ELBO Surgery

December 23, 2017

tldr: The ubiquitous isotropic Gaussian prior for generative models doesn't make sense / doesn't work, which motivates work on priors.

At NIPS, Dawen Liang mentioned Hoffman & Johnson's ELBO surgery paper offhand while talking about tuning KL divergences, and it's very interesting, so I thought I'd go over it. It's very clearly written, so I won't go into any of the derivations, but instead offer my interpretation.

Motivation

I worked in the past on applying variational inference and comparing it to models trained via MAP/MLE inference. I decomposed the evidence lower bound (ELBO) as:

$$\mathcal{L} = \frac{1}{N}\sum_{i = 1}^N\left(\underbrace{\mathbb{E}_{q(z_n | x_n)}[\log p(x_n | z_n)]}_{\text{log-likelihood}} - \underbrace{\operatorname{KL}(q(z_n | x_n) || p(z_n))}_{\text{KL divergence}}\right)$$

This is, I think, the most common interpretation: split the ELBO into a reconstruction term and a KL divergence term. The first encourages the model to reconstruct the data, and the second regularizes the model, asking the posterior distribution over $z_n$ to have a certain shape, like a Gaussian. For example, in a VAE the second term is what prevents the model from just learning a Dirac delta-like posterior $q(z_n | x_n) \sim \mathcal{N}(x_n, 0.001)$ around the original value1.

In the NLP world, people have seen some problems though - when we have a very powerful generative model (e.g., an RNN), the KL divergence can vanish. This means the posterior $q(z_n | x_n) \approx p(z_n)$ learns nothing about the data, so the generative model $p(x_n | z_n)$ becomes like a language model. The usual trick is to anneal the KL divergence term in, so that that inference can be useful. A lot of people are unhappy with this because it adds extra hyperparameters and it feels really non-Bayesian.

Contribution

The contribution of this paper is the following observation: the KL divergence above measures the distance from the posterior for a single $z_n$ to the prior, but we really care about the KL divergence from the average posterior over all data points to the prior. So they define

$$q(z) = \frac{1}{N}\sum_{n = 1}^Nq(z_n | x_n)$$

which is the average posterior we see. The intuition here is that when we're trying to do inference, we shouldn't exactly be penalized for being very confident in $q(z_n | x_n)$. However, we want the average distribution to be close to the prior, so this term can go to 0 safely without worrying about whether the posterior has learned something. In fact, at the cost of a lot of extra computation, we can even safely set the prior to be this distribution, or let $p(z) \triangleq q(z)$!

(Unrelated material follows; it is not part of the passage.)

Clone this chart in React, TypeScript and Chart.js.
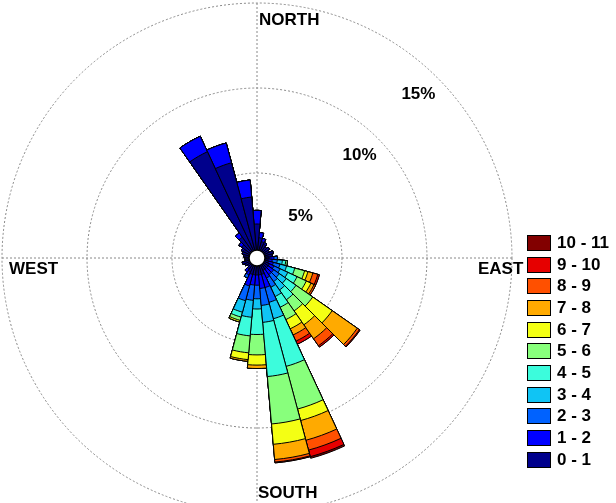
import React, { useEffect, useRef } from "react";
import { Chart, registerables } from "chart.js";
Chart.register(...registerables);

const DIRECTIONS = Array.from({ length: 36 }, (_, i) => `${i * 10}°`);
const BAND_LABELS = ["0 - 1", "1 - 2", "2 - 3", "3 - 4", "4 - 5", "5 - 6", "6 - 7", "7 - 8", "8 - 9", "9 - 10", "10 - 11"];
const BAND_COLORS = ["#00008c", "#0000ff", "#0062ff", "#10c4f4", "#3cfcdc", "#88ff7c", "#f4ff14", "#ffaa00", "#ff5000", "#e60000", "#820000"];

const z = 0;
const b0 = [2.0,1.2,1.0,0.9,0.8,0.9,0.8,1.0,0.9,0.7,0.6,0.7,0.8,0.8,0.8,0.8,1.0,1.0,1.0,1.0,1.0,0.9,0.8,0.7,0.8,0.9,0.7,0.7,0.8,0.9,0.9,1.1,1.5,6.9,5.8,3.6];
const b1 = [0.8,0.3,0.2,0.1,z,z,z,z,z,0.3,0.3,0.3,0.3,0.4,0.4,0.5,0.8,0.8,0.6,0.6,0.7,0.2,0.2,z,z,z,z,z,z,z,0.1,0.2,0.3,1.0,1.2,1.0];
const b2 = [z,z,z,z,z,z,z,z,z,0.2,0.3,0.4,0.4,0.4,0.5,0.6,0.9,1.0,0.8,0.9,0.9,0.2,z,z,z,z,z,z,z,z,z,z,z,z,z,z];
const b3 = [z,z,z,z,z,z,z,z,z,z,0.3,0.4,0.5,0.5,0.6,0.6,1.0,1.0,0.6,1.0,0.7,z,z,z,z,z,z,z,z,z,z,z,z,z,z,z];
const b4 = [z,z,z,z,z,z,z,z,z,z,0.2,0.5,0.6,0.7,0.7,0.7,2.9,3.2,1.5,1.1,0.3,z,z,z,z,z,z,z,z,z,z,z,z,z,z,z];
const b5 = [z,z,z,z,z,z,z,z,z,z,0.1,0.6,0.6,1.2,0.8,0.8,2.6,2.8,1.2,1.0,0.2,z,z,z,z,z,z,z,z,z,z,z,z,z,z,z];
const b6 = [z,z,z,z,z,z,z,z,z,z,z,0.2,0.3,1.4,1.0,0.6,0.7,1.2,0.6,0.4,0.1,z,z,z,z,z,z,z,z,z,z,z,z,z,z,z];
const b7 = [z,z,z,z,z,z,z,z,z,z,z,0.3,0.2,1.8,1.0,0.4,1.2,0.9,0.2,0.1,z,z,z,z,z,z,z,z,z,z,z,z,z,z,z,z];
const b8 = [z,z,z,z,z,z,z,z,z,z,z,0.3,0.1,0.15,0.5,0.4,0.6,0.15,z,z,z,z,z,z,z,z,z,z,z,z,z,z,z,z,z,z];
const b9 = [z,z,z,z,z,z,z,z,z,z,z,0.1,z,0.05,0.1,0.2,0.4,0.05,z,z,z,z,z,z,z,z,z,z,z,z,z,z,z,z,z,z];
const b10 = [z,z,z,z,z,z,z,z,z,z,z,z,z,z,z,z,0.1,z,z,z,z,z,z,z,z,z,z,z,z,z,z,z,z,z,z,z];
const BANDS = [b0, b1, b2, b3, b4, b5, b6, b7, b8, b9, b10];
const RINGS = [5, 10, 15];

const FONT = "bold 17px 'Liberation Sans', Arial, sans-serif";

const decor = {
  id: "decor",
  beforeDatasetsDraw(chart: any) {
    const s = chart.scales.r;
    const { ctx } = chart;
    const cx = s.xCenter, cy = s.yCenter, R = s.drawingArea;
    ctx.save();
    ctx.strokeStyle = "#888";
    ctx.lineWidth = 1;
    ctx.setLineDash([2, 2]);
    ctx.beginPath();
    ctx.moveTo(cx - R, cy); ctx.lineTo(cx + R, cy);
    ctx.moveTo(cx, cy - R); ctx.lineTo(cx, cy + R);
    ctx.stroke();
    ctx.restore();
  },
  afterDatasetsDraw(chart: any) {
    const s = chart.scales.r;
    const { ctx } = chart;
    const cx = s.xCenter, cy = s.yCenter;
    ctx.save();
    ctx.beginPath();
    ctx.arc(cx, cy, 8, 0, Math.PI * 2);
    ctx.fillStyle = "#fff";
    ctx.fill();
    ctx.strokeStyle = "#000";
    ctx.lineWidth = 1.5;
    ctx.stroke();
    ctx.fillStyle = "#000";
    ctx.font = FONT;
    ctx.textBaseline = "middle";
    ctx.textAlign = "left";
    ctx.fillText("NORTH", cx + 2, 20);
    ctx.fillText("WEST", 9, cy + 11);
    ctx.fillText("EAST", 478, cy + 11);
    ctx.fillText("SOUTH", cx + 1, 493);
    RINGS.forEach((v) => {
      const r = s.getDistanceFromCenterForValue(v) - 22;
      const a = -Math.PI / 4 - 0.02;
      ctx.textAlign = "center";
      ctx.fillText(`${v}%`, cx + r * Math.cos(a), cy + r * Math.sin(a) + 4);
    });
    ctx.restore();
  },
};

export default function App() {
  const ref = useRef<HTMLCanvasElement>(null);
  useEffect(() => {
    const cum: number[][] = [];
    BANDS.forEach((band, k) => {
      cum.push(band.map((v, i) => (k === 0 ? v : cum[k - 1][i] + v)));
    });
    const chart = new Chart(ref.current!, {
      type: "polarArea",
      data: {
        labels: DIRECTIONS,
        datasets: cum.map((d, k) => ({
          label: BAND_LABELS[k],
          data: d,
          backgroundColor: BAND_COLORS[k],
          borderColor: "#000",
          borderWidth: 1,
        })),
      },
      options: {
        animation: false,
        responsive: false,
        layout: { padding: { left: 2, right: 104, top: 3, bottom: 3 } },
        plugins: { legend: { display: false }, tooltip: { enabled: false } },
        scales: {
          r: {
            startAngle: -5,
            min: 0,
            max: 15,
            ticks: { display: false, stepSize: 5 },
            grid: { color: "#888", lineWidth: 1 },
            border: { dash: [2, 2] },
            angleLines: { display: false },
            pointLabels: { display: false },
          },
        },
      },
      plugins: [decor],
    });
    return () => chart.destroy();
  }, []);
  return (
    <div style={{ position: "absolute", left: 0, top: 0, width: 616, height: 503, overflow: "hidden", background: "#fff" }}>
      <canvas ref={ref} width={616} height={516} style={{ position: "absolute", left: 0, top: 0 }} />
      <div style={{ position: "absolute", left: 527, top: 232, fontFamily: "'Liberation Sans', Arial, sans-serif", fontWeight: "bold", fontSize: 17 }}>
        {BAND_LABELS.slice().reverse().map((l, i) => (
          <div key={l} style={{ display: "flex", alignItems: "center", height: 21.7 }}>
            <div style={{ width: 22, height: 14, background: BAND_COLORS[10 - i], border: "1px solid #000", marginRight: 6 }} />
            <span>{l}</span>
          </div>
        ))}
      </div>
    </div>
  );
}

Then, they view $n$, the index variable, as a random variable, where the interpretation is that our generative model samples $n \sim \operatorname{Unif}[N]$, and then picks a $z_n$ from $p(z)$. This isn't totally intuitive, but it makes more sense on the inference side, which we'll see below. Finally, they decompose the second term further as follows:

$$\mathcal{L} = \underbrace{\frac{1}{N}\sum_{i = 1}^N E_{q(z_n | x_n)}[\log p(x_n | z_n)]}_{\text{log-likelihood}} - \underbrace{\vphantom{\sum_{i = 1}^N}E_{q(z)}[\operatorname{KL}(q(n | z) || p(n)))]}_{\text{index-code mutual information}} - \underbrace{\vphantom{\sum_{i = 1}^N}\operatorname{KL}(q(z) || p(z))}_{\text{marginal KL}}$$

(this is not an obvious derivation, but the math checks out). Here, $q(n | z)$ (which we can decompose using Bayes' law) can be interpreted as 'the distribution over which datapoint this $z$ belongs to'. The description 'index-code mutual information' comes from an alternative way to write the expression, but I like this one more. Also, they upper bound this value by $\log N$, a not insignificant quantity! This is 11 nats on MNIST.

Experiments

Finally, the most interesting section, which is the quantitative analysis: they apply the model to a set of the usual VAEs with an isotropic Gaussian prior used for binarized MNIST, and get the following results:

ELBOAverage KLMutual info.Marginal KL
2D latents-129.637.417.200.21
10D latents-88.9519.1710.828.35
20D latents-87.4520.210.679.53

So, what's going on is that as we increase the number of latent dimensions to 10/20, the marginal KL gets large! Which means that the Gaussian prior is not good enough anymore. At least, that's my interpretation. This is interesting food for thought, since that gives a lot of evidence for a hunch that people have had for a while (and motivates work on new prior distributions, like our paper).

1

Well, if the latent capacity is large enough. Otherwise it might learn, e.g. a PCA-like compression, or some other compression if the inference and generation nets are more crazy.